Vivemos sob uma disputa balcanizada e irracional, a todo tempo, pelos recursos escassos, sem que seja cumprido sequer o basilar do conjunto de despesas já definidas como programas de duração continuada do PPA e como despesas obrigatórias não suscetíveis de contingenciamento na LDO. As filas de espera nos benefícios assistenciais e previdenciários, os passivos judicializados, os restos a pagar e as omissões regulamentares são exemplos de preterição na ordenação legítima de prioridades feita pelo PPA e pela LDO.

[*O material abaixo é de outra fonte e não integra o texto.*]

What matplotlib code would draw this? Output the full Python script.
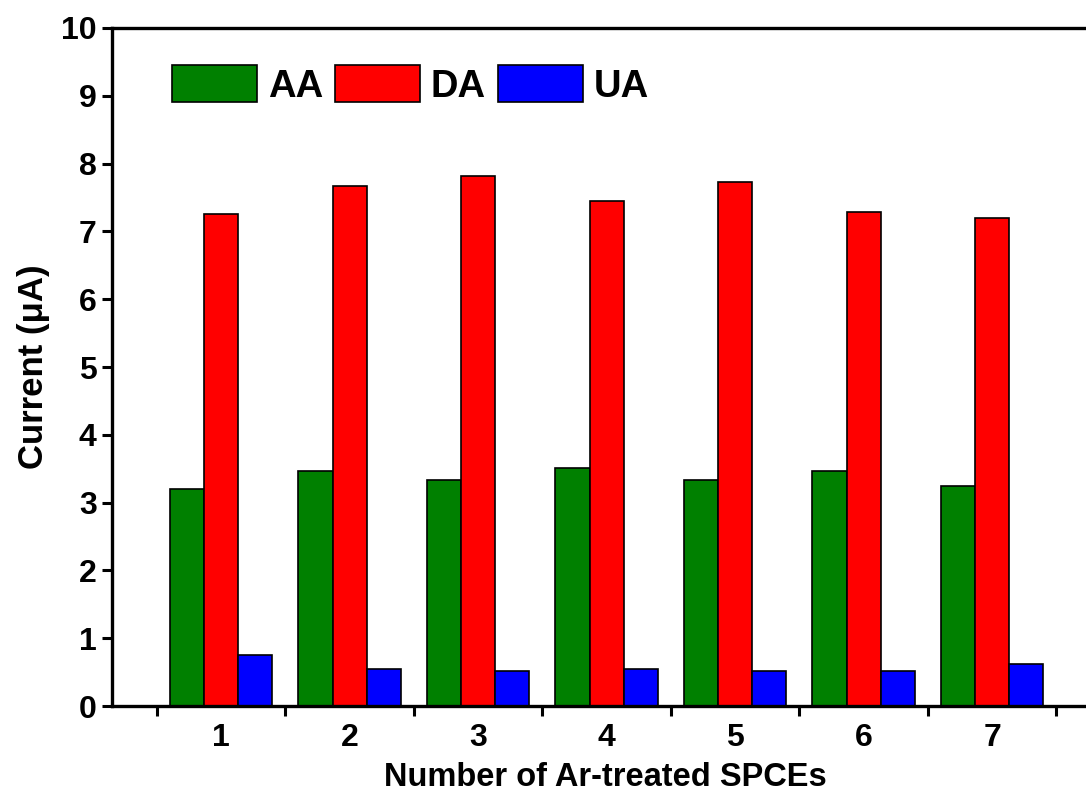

Afinal, adiar o cumprimento do horizonte civilizatório da CF/1988 tem sido uma forma oculta, deliberada e muito tergiversadora de ajustar as contas públicas no Brasil. Assim acumulamos uma dívida social tão ou mais grave que a sua congênere fiscal, algo mensurável, por exemplo, no déficit de vagas em creches, na fila de milhões de vulneráveis famintos por auxílio alimentar e no próprio adensamento de demandas judiciais.
Quem nega prioridade real à Constituição de 1988 e ao PPA 2024/2027, a bem da verdade, almeja repetir a estratégia recorrente de proclamar de forma meramente retórica a República. Ao fim e ao cabo, tal coro uníssono prega a vilanização da ação estatal — por meio de contracionistas metas fiscais de curto-prazo — apenas para perenizar seu locus de poder no ciclo orçamentário como privilégios invisíveis e naturalizados.
Élida Graziane Pinto é professora da FGV-SP e procuradora do Ministério Público de Contas do Estado de São Paulo.